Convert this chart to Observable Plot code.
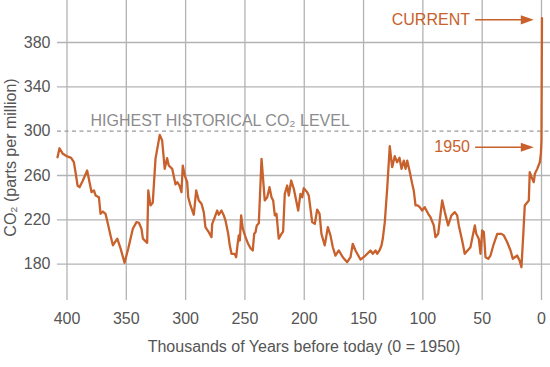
<!DOCTYPE html>
<html><head><meta charset="utf-8">
<script src="https://cdn.jsdelivr.net/npm/d3@7"></script>
<script src="https://cdn.jsdelivr.net/npm/@observablehq/plot@0.6"></script>
<style>body{margin:0;background:#fff}</style>
</head><body><div id="chart"></div>
<script>
// Thousands of years before 1950
const kyrBP = [408.0,406.3,403.5,399.8,396.5,394.2,392.8,391.1,389.4,386.6,383,379.3,377.3,375.9,373.1,371.7,369.7,367.5,365.2,363.3,361.3,357.6,354.8,351.5,348.4,344.5,341.4,339.4,337.2,336,332.4,331.5,329.6,327.7,325.4,321.8,319.8,317.6,315.6,314.2,311.3,308.5,307,305.2,303.5,302.4,300.7,298.7,297.8,295.9,293.1,291.1,288.9,286.6,284.7,283.3,280.5,278.2,277.6,275.4,273.4,272,269.8,267.8,266.4,264.1,262.8,261.3,258.6,257.4,256.3,255.2,254.3,253.2,251.8,249.5,247.3,245.3,243.4,242.2,241.1,240,238.3,236,233.3,231.2,229.3,227.6,226.2,224.8,223.4,221.5,219.2,217.8,216.4,214.4,213,211,208.8,206.8,205.1,203.2,201.7,200.4,197.5,196.2,193.3,191.1,189.1,187.1,185.5,182.7,180.1,177.9,175.9,173.7,170.9,167.5,163.8,161,159.1,156.8,152.6,148.4,144.2,142.2,139.9,138.5,136.6,134.9,133.8,132.1,130.1,127.9,125.9,123.7,121.7,119.7,118,116.1,114.6,113.2,111.3,109,107.7,106.2,104.2,102.3,100.6,98.4,95.5,93.6,90.8,89.4,87.1,85.1,83.7,81.5,78.7,75.9,73.1,71.1,69.7,66.9,64.7,59.9,56.2,55,52.9,51.4,50,48.6,47.2,44.9,43,40.2,37.3,33.7,31.8,28.9,26.1,24.2,22.5,20.5,18.5,16.9,15.4,14.1,10.7,9.9,7.8,6.5,5.6,3.6,1.4,0.5,0,-0.4];
// CO2 concentration (ppm)
const co2 = [276.5,284.6,279.6,277.2,276,272,263,251,249.5,255.5,264.5,245,246.5,242,240.4,225.5,227.5,225.5,215,206,197,203,194,181.3,194,212,218,217.4,212,203,199.3,246.5,233,235.4,275,296.7,291.6,266,275.6,269,266,252,254,251,245,269,260,254,240.4,233,224.6,246.5,237.5,234.5,227,213.4,208.9,204.4,216.4,222.4,228.4,224.6,228.4,224,219.4,207.4,197,189.4,189.4,186.3,197,206,201.4,224,212,204.4,198.4,194.4,192.4,207.4,208.9,215,217,275,237.5,240.4,249.5,240.4,237.5,224,225.5,203,207.4,209.5,243.5,251,242,255.5,248,237.5,228.4,243.5,240.4,248.6,245,242,218,216.4,229.3,225.5,207.4,197,213.4,206,195.3,187.8,192.4,186.3,181.8,186.3,198.4,192.4,184.2,187.8,192.4,189.4,192.4,189.4,192.4,196.9,202.9,217.9,248,286.4,267.5,277.4,272,276,266,273.5,266,273.5,264.5,252.5,246.5,233,233,231,228.4,231.4,225.5,222.4,215,204.4,207.4,225.5,237.5,227,215,224,227,224,215,201.4,189.4,195.3,215,207.4,203,189.4,210.4,208.9,186.3,184.9,187.8,198.4,207.4,207.4,206,199.8,192.4,184.9,186.3,187.8,183.3,177.3,205.9,233,237.5,263,257,254,261.5,266,272,280,292,402];

const yTicks = [180, 220, 260, 300, 340, 380];
const xTicks = [400, 350, 300, 250, 200, 150, 100, 50, 0];
const historicMax = [300];
const historicLabel = ["HIGHEST HISTORICAL CO₂ LEVEL"];
const calloutText = ["CURRENT", "1950"];
const calloutLevel = [400.5, 285.5];
const yLabel = ["CO₂ (parts per million)"];
const xLabel = ["Thousands of Years before today (0 = 1950)"];

const data = kyrBP.map((k, i) => ({k, v: co2[i]}));
const callouts = calloutText.map((t, i) => ({t, v: calloutLevel[i]}));

const orange = "#c8612b";
const gridColor = "#b3b3b3";
const arrowHead = {draw(ctx) { ctx.moveTo(0, 0); ctx.lineTo(-13, -4.6); ctx.lineTo(-13, 4.6); ctx.closePath(); }};

const chart = Plot.plot({
  width: 550, height: 367,
  marginLeft: 57, marginRight: 0, marginTop: 0, marginBottom: 67,
  style: {fontFamily: "'Liberation Sans', Arial, sans-serif", fontSize: "16px", background: "#fff", overflow: "visible"},
  x: {domain: [408.0, -7.59]},
  y: {domain: [147.25, 417.9]},
  marks: [
    Plot.gridY(yTicks.filter(t => t !== historicMax[0]), {stroke: gridColor, strokeOpacity: 1, strokeWidth: 1.3}),
    Plot.gridX(xTicks, {stroke: gridColor, strokeOpacity: 1, strokeWidth: 1.3}),
    Plot.ruleY(historicMax, {stroke: "#9a9a9a", strokeWidth: 1.2, strokeDasharray: "4,3.5"}),
    Plot.axisY(yTicks, {tickSize: 0, tickPadding: 7, fontSize: 16, fill: "#555", label: null}),
    Plot.axisX(xTicks, {tickSize: 0, tickPadding: 12, fontSize: 16, fill: "#555", label: null}),
    Plot.text(historicLabel, {x: 380.2, y: historicMax[0], textAnchor: "start", lineAnchor: "bottom", dy: -5, fill: "#8c8c8c", fontSize: 16}),
    Plot.line(data, {x: "k", y: "v", stroke: orange, strokeWidth: 2.3, strokeLinejoin: "round"}),
    Plot.ruleY(callouts, {y: "v", x1: 55.5, x2: 15, stroke: orange, strokeWidth: 1.6}),
    Plot.dot(callouts, {x: 6.5, y: "v", symbol: arrowHead, r: 5, fill: orange, stroke: "none"}),
    Plot.text(callouts, {x: 60.3, y: "v", text: "t", textAnchor: "end", lineAnchor: "middle", fill: orange, fontSize: 16}),
    Plot.text(yLabel, {frameAnchor: "left", dx: -47, dy: 7, rotate: -90, textAnchor: "middle", lineAnchor: "middle", fill: "#555", fontSize: 16}),
    Plot.text(xLabel, {frameAnchor: "bottom", dy: 46, textAnchor: "middle", lineAnchor: "middle", fill: "#555", fontSize: 16})
  ]
});
document.getElementById("chart").appendChild(chart);
</script>
</body></html>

-*-*-

YOUR OBJECTIVE - Please write out all of the material above without changing a word, and omit any pictures.

RESULT OF THIS EXERCISE -
Convert this chart to Observable Plot code.
<!DOCTYPE html>
<html><head><meta charset="utf-8">
<script src="https://cdn.jsdelivr.net/npm/d3@7"></script>
<script src="https://cdn.jsdelivr.net/npm/@observablehq/plot@0.6"></script>
<style>body{margin:0;background:#fff}</style>
</head><body><div id="chart"></div>
<script>
// Thousands of years before 1950
const kyrBP = [408.0,406.3,403.5,399.8,396.5,394.2,392.8,391.1,389.4,386.6,383,379.3,377.3,375.9,373.1,371.7,369.7,367.5,365.2,363.3,361.3,357.6,354.8,351.5,348.4,344.5,341.4,339.4,337.2,336,332.4,331.5,329.6,327.7,325.4,321.8,319.8,317.6,315.6,314.2,311.3,308.5,307,305.2,303.5,302.4,300.7,298.7,297.8,295.9,293.1,291.1,288.9,286.6,284.7,283.3,280.5,278.2,277.6,275.4,273.4,272,269.8,267.8,266.4,264.1,262.8,261.3,258.6,257.4,256.3,255.2,254.3,253.2,251.8,249.5,247.3,245.3,243.4,242.2,241.1,240,238.3,236,233.3,231.2,229.3,227.6,226.2,224.8,223.4,221.5,219.2,217.8,216.4,214.4,213,211,208.8,206.8,205.1,203.2,201.7,200.4,197.5,196.2,193.3,191.1,189.1,187.1,185.5,182.7,180.1,177.9,175.9,173.7,170.9,167.5,163.8,161,159.1,156.8,152.6,148.4,144.2,142.2,139.9,138.5,136.6,134.9,133.8,132.1,130.1,127.9,125.9,123.7,121.7,119.7,118,116.1,114.6,113.2,111.3,109,107.7,106.2,104.2,102.3,100.6,98.4,95.5,93.6,90.8,89.4,87.1,85.1,83.7,81.5,78.7,75.9,73.1,71.1,69.7,66.9,64.7,59.9,56.2,55,52.9,51.4,50,48.6,47.2,44.9,43,40.2,37.3,33.7,31.8,28.9,26.1,24.2,22.5,20.5,18.5,16.9,15.4,14.1,10.7,9.9,7.8,6.5,5.6,3.6,1.4,0.5,0,-0.4];
// CO2 concentration (ppm)
const co2 = [276.5,284.6,279.6,277.2,276,272,263,251,249.5,255.5,264.5,245,246.5,242,240.4,225.5,227.5,225.5,215,206,197,203,194,181.3,194,212,218,217.4,212,203,199.3,246.5,233,235.4,275,296.7,291.6,266,275.6,269,266,252,254,251,245,269,260,254,240.4,233,224.6,246.5,237.5,234.5,227,213.4,208.9,204.4,216.4,222.4,228.4,224.6,228.4,224,219.4,207.4,197,189.4,189.4,186.3,197,206,201.4,224,212,204.4,198.4,194.4,192.4,207.4,208.9,215,217,275,237.5,240.4,249.5,240.4,237.5,224,225.5,203,207.4,209.5,243.5,251,242,255.5,248,237.5,228.4,243.5,240.4,248.6,245,242,218,216.4,229.3,225.5,207.4,197,213.4,206,195.3,187.8,192.4,186.3,181.8,186.3,198.4,192.4,184.2,187.8,192.4,189.4,192.4,189.4,192.4,196.9,202.9,217.9,248,286.4,267.5,277.4,272,276,266,273.5,266,273.5,264.5,252.5,246.5,233,233,231,228.4,231.4,225.5,222.4,215,204.4,207.4,225.5,237.5,227,215,224,227,224,215,201.4,189.4,195.3,215,207.4,203,189.4,210.4,208.9,186.3,184.9,187.8,198.4,207.4,207.4,206,199.8,192.4,184.9,186.3,187.8,183.3,177.3,205.9,233,237.5,263,257,254,261.5,266,272,280,292,402];

const yTicks = [180, 220, 260, 300, 340, 380];
const xTicks = [400, 350, 300, 250, 200, 150, 100, 50, 0];
const historicMax = [300];
const historicLabel = ["HIGHEST HISTORICAL CO₂ LEVEL"];
const calloutText = ["CURRENT", "1950"];
const calloutLevel = [400.5, 285.5];
const yLabel = ["CO₂ (parts per million)"];
const xLabel = ["Thousands of Years before today (0 = 1950)"];

const data = kyrBP.map((k, i) => ({k, v: co2[i]}));
const callouts = calloutText.map((t, i) => ({t, v: calloutLevel[i]}));

const orange = "#c8612b";
const gridColor = "#b3b3b3";
const arrowHead = {draw(ctx) { ctx.moveTo(0, 0); ctx.lineTo(-13, -4.6); ctx.lineTo(-13, 4.6); ctx.closePath(); }};

const chart = Plot.plot({
  width: 550, height: 367,
  marginLeft: 57, marginRight: 0, marginTop: 0, marginBottom: 67,
  style: {fontFamily: "'Liberation Sans', Arial, sans-serif", fontSize: "16px", background: "#fff", overflow: "visible"},
  x: {domain: [408.0, -7.59]},
  y: {domain: [147.25, 417.9]},
  marks: [
    Plot.gridY(yTicks.filter(t => t !== historicMax[0]), {stroke: gridColor, strokeOpacity: 1, strokeWidth: 1.3}),
    Plot.gridX(xTicks, {stroke: gridColor, strokeOpacity: 1, strokeWidth: 1.3}),
    Plot.ruleY(historicMax, {stroke: "#9a9a9a", strokeWidth: 1.2, strokeDasharray: "4,3.5"}),
    Plot.axisY(yTicks, {tickSize: 0, tickPadding: 7, fontSize: 16, fill: "#555", label: null}),
    Plot.axisX(xTicks, {tickSize: 0, tickPadding: 12, fontSize: 16, fill: "#555", label: null}),
    Plot.text(historicLabel, {x: 380.2, y: historicMax[0], textAnchor: "start", lineAnchor: "bottom", dy: -5, fill: "#8c8c8c", fontSize: 16}),
    Plot.line(data, {x: "k", y: "v", stroke: orange, strokeWidth: 2.3, strokeLinejoin: "round"}),
    Plot.ruleY(callouts, {y: "v", x1: 55.5, x2: 15, stroke: orange, strokeWidth: 1.6}),
    Plot.dot(callouts, {x: 6.5, y: "v", symbol: arrowHead, r: 5, fill: orange, stroke: "none"}),
    Plot.text(callouts, {x: 60.3, y: "v", text: "t", textAnchor: "end", lineAnchor: "middle", fill: orange, fontSize: 16}),
    Plot.text(yLabel, {frameAnchor: "left", dx: -47, dy: 7, rotate: -90, textAnchor: "middle", lineAnchor: "middle", fill: "#555", fontSize: 16}),
    Plot.text(xLabel, {frameAnchor: "bottom", dy: 46, textAnchor: "middle", lineAnchor: "middle", fill: "#555", fontSize: 16})
  ]
});
document.getElementById("chart").appendChild(chart);
</script>
</body></html>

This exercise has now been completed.